Michelle and Anastasia met during their junior year, on a multi-country trip in Asia. As they traveled across Malaysia, Taiwan, Singapore and others, the young women bonded.
“They came together and became the best friends ever,” said Larisa Gromova, Anastasia’s mother. “After they returned to Canada, they were always together, always smiling, always going somewhere.”
After graduating from college in 2018, the pair of friends stayed in Montreal. Michelle worked at Accenture, a multinational consulting firm, according to Canadian media.
Michelle’s loved ones stretched the globe, from Asia to North America. Along with Anastasia, she traveled to Miami in midJune to visit her dad for Father’s Day.

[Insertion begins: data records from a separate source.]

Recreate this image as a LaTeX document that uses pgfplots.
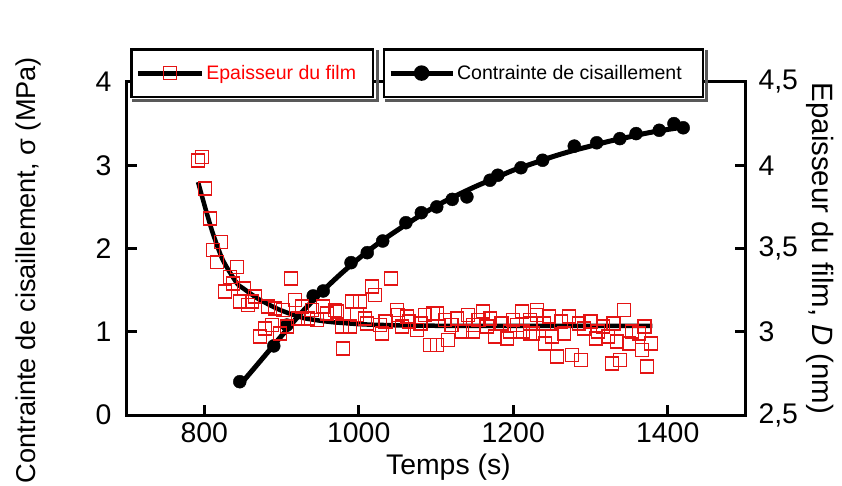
\documentclass[border=0pt]{standalone}
\usepackage{fontspec}
\setmainfont{Liberation Sans}
\usepackage{pgfplots}
\pgfplotsset{compat=1.18}
\definecolor{sqred}{RGB}{228,20,20}

\pgfplotstableread{
t sigma
846 0.40
890 0.83
907 1.08
941 1.43
954 1.49
990 1.83
1011 1.95
1031 2.09
1061 2.31
1081 2.43
1101 2.50
1121 2.59
1140 2.62
1170 2.82
1180 2.88
1210 2.97
1238 3.06
1279 3.23
1308 3.27
1338 3.32
1359 3.38
1389 3.42
1408 3.50
1420 3.45
}\stress

\pgfplotstableread{
t sigma
848 0.38
870 0.62
900 0.95
925 1.22
950 1.46
975 1.68
1000 1.88
1025 2.06
1050 2.22
1075 2.37
1100 2.51
1125 2.63
1150 2.74
1175 2.84
1200 2.94
1225 3.02
1250 3.10
1275 3.17
1300 3.23
1325 3.29
1350 3.34
1375 3.39
1400 3.43
1422 3.46
}\stressfit

\pgfplotstableread{
t D
792 3.899
801 3.749
811 3.593
824 3.431
842 3.293
850 3.262
868 3.203
880 3.172
898 3.131
928 3.083
963 3.059
1000 3.046
1028 3.041
1100 3.036
1380 3.035
}\epfit

\pgfplotstableread{
t D
791.9 4.03
797.1 4.05
801.0 3.86
807.4 3.68
821.7 3.54
811.3 3.49
816.5 3.42
842.4 3.39
833.3 3.33
826.9 3.24
837.2 3.29
851.5 3.26
846.3 3.18
856.6 3.16
865.7 3.21
861.8 3.18
912.3 3.32
882.5 3.15
891.6 3.14
901.9 3.13
917.5 3.19
926.5 3.15
939.5 3.13
953.7 3.15
958.9 3.11
969.3 3.13
934.3 3.08
946.0 3.07
921.4 3.08
872.2 2.97
878.6 3.02
887.7 3.04
898.1 2.99
907.1 3.03
979.6 2.90
1041.7 3.32
1017.2 3.27
1021.0 3.22
991.3 3.18
1001.6 3.18
971.8 3.12
997.7 3.10
1008.1 3.08
1010.7 3.05
978.3 3.03
988.7 3.03
1027.5 3.04
1030.1 2.99
1049.5 3.13
1050.8 3.10
1062.5 3.09
1056.0 3.03
1075.4 3.01
1085.8 3.10
1096.1 3.11
1092.2 2.92
1101.3 3.11
1111.7 3.07
1127.2 3.08
1141.4 3.10
1160.8 3.12
1169.9 3.08
1199.7 3.07
1211.3 3.12
1221.7 3.07
1230.7 3.10
1115.5 2.95
1133.7 3.00
1147.9 3.00
1176.4 2.97
1191.9 2.96
1195.8 3.00
1212.6 3.00
1221.7 2.99
1101.3 2.92
1147.9 3.04
1166.0 3.03
1230.7 3.13
1246.3 3.09
1272.2 3.09
1261.8 3.06
1343.4 3.13
1225.6 2.99
1250.2 2.97
1265.7 2.99
1291.6 3.02
1309.7 3.00
1316.2 3.03
1322.7 2.97
1353.7 3.00
1362.8 2.99
1307.1 2.96
1334.3 2.94
1349.8 2.93
1366.7 2.89
1378.3 2.93
1241.1 2.93
1256.6 2.85
1276.0 2.86
1287.7 2.83
1327.8 2.81
1338.2 2.83
1373.1 2.79
1221.7 3.05
1065 3.06
1035 3.06
1120 3.04
1185 3.05
1205 3.04
1240 3.05
1285 3.05
1300 3.06
1330 3.05
1370 3.03
1155 3.07
1080 3.05
}\epaisseur

\pgfplotsset{
  base/.style={
    scale only axis, width=618bp, height=333bp,
    xmin=700, xmax=1500,
    /pgf/number format/assume math mode=true,
    /pgf/number format/1000 sep={},
    tick label style={font=\fontsize{28.5}{32}\selectfont},
    label style={font=\fontsize{28.5}{32}\selectfont},
    axis line style={line width=3bp},
    major tick style={line width=3bp, black},
    major tick length=10bp,
    tick align=inside,
  },
  boxleg/.style={
    legend style={
      draw=black, line width=2.5bp, fill=white,
      font=\fontsize{19.6}{23}\selectfont,
      inner xsep=4bp, inner ysep=14bp,
      anchor=north west, legend cell align=left,
    },
  },
}

\begin{document}
\begin{tikzpicture}
\begin{axis}[base, boxleg, name=A,
    ymin=0, ymax=4,
    xtick={800,1000,1200,1400}, ytick={0,1,2,3,4},
    xtick pos=left, ytick pos=left,
    xticklabel style={yshift=-4bp},
    yticklabel style={xshift=-12bp},
    xlabel={Temps (s)},
    ylabel={Contrainte de cisaillement, σ (MPa)},
    xlabel style={at={(axis description cs:0.52,-0.157)}, anchor=center},
    ylabel style={at={(axis description cs:-0.16,0.435)}, anchor=center,
                  font=\fontsize{27.3}{31}\selectfont},
    legend style={name=legA, at={(axis description cs:0.414,1.102)}},
  ]
  \addplot[black, line width=5bp, no marks, smooth, forget plot] table[x=t, y=sigma] {\stressfit};
  \addplot[only marks, mark=*, mark size=6.5bp, black, forget plot] table[x=t, y=sigma] {\stress};
  \addlegendimage{legend image code/.code={
    \draw[black, line width=5bp] (0bp,0bp) -- (62bp,0bp);
    \fill[black] (31bp,0bp) circle (6.5bp);}}
  \addlegendentry{Contrainte de cisaillement\rule{15bp}{0pt}}
\end{axis}
\begin{axis}[base, boxleg,
    ymin=2.5, ymax=4.5,
    axis x line=none, axis y line*=right,
    ytick={2.5,3,3.5,4,4.5},
    /pgf/number format/use comma,
    yticklabel style={xshift=10bp},
    ylabel={Epaisseur du film, \textit{D} (nm)},
    ylabel style={at={(axis description cs:1.121,0.5)}, anchor=center, rotate=180,
                  font=\fontsize{29.5}{33}\selectfont},
    legend style={name=legB, at={(axis description cs:0.005,1.102)}},
  ]
  \addplot[black, line width=4.5bp, no marks, smooth, tension=0.4, forget plot] table[x=t, y=D] {\epfit};
  \addplot[only marks, mark=square, mark size=6.5bp, mark options={sqred, line width=1.6bp}, forget plot] table[x=t, y=D] {\epaisseur};
  \addlegendimage{legend image code/.code={
    \draw[black, line width=5bp] (0bp,0bp) -- (64bp,0bp);
    \draw[sqred, line width=1.3bp] (25.5bp,-6.5bp) rectangle (38.5bp,6.5bp);}}
  \addlegendentry{\textcolor{red}{Epaisseur du film}\rule{11bp}{0pt}}
\end{axis}
% shadows of the two legend boxes
\foreach \L in {legA,legB}{
  \fill[black!65] ([xshift=2bp,yshift=-1.25bp]\L.south west) rectangle ([xshift=4.25bp,yshift=-4.25bp]\L.south east);
  \fill[black!65] ([xshift=1.25bp,yshift=-2bp]\L.north east) rectangle ([xshift=4.25bp,yshift=-4.25bp]\L.south east);
}
\pgfresetboundingbox
\path[use as bounding box] (A.south west) ++(-127bp,-71bp) rectangle ++(842bp,486bp);
\end{tikzpicture}
\end{document}
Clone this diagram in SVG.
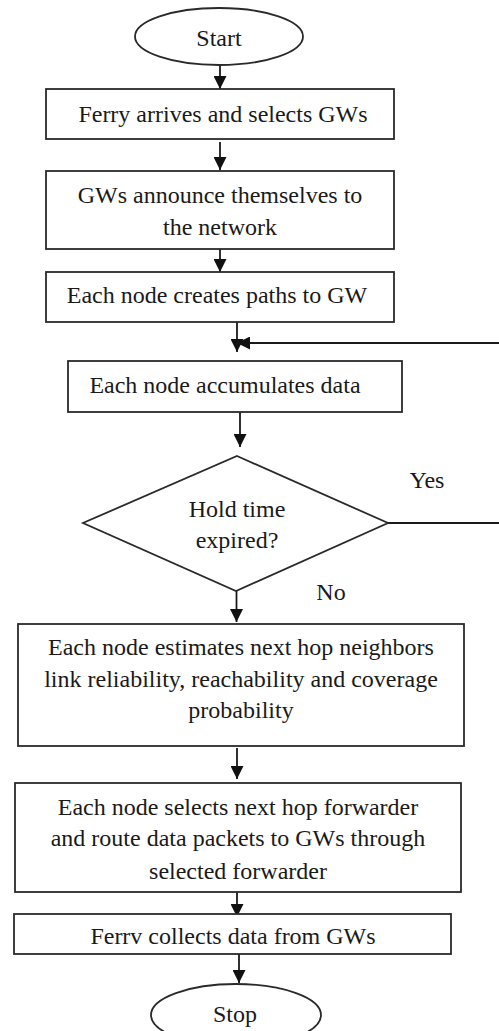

Miguel was looking forward to seeing his daughter. He had gone to Miami to reconnect with family and friends. Gutierrez had lost contact with him for 30 years until Miguel resurfaced in Miami less than a year ago, and soon he and his old classmates from La Lenin were getting together to share birthdays and meals.
“He was very generous and loving as if the years hadn’t passed,” said Gutierrez, adding that they had gotten together again two weeks before the collapse.
Confer and Michelle stayed in touch over social media over the years. He loved following what his former student was up to from afar.
“I teach literature,” he told the Miami Herald. “And I always think in terms of stories. ... Her story was just getting started.”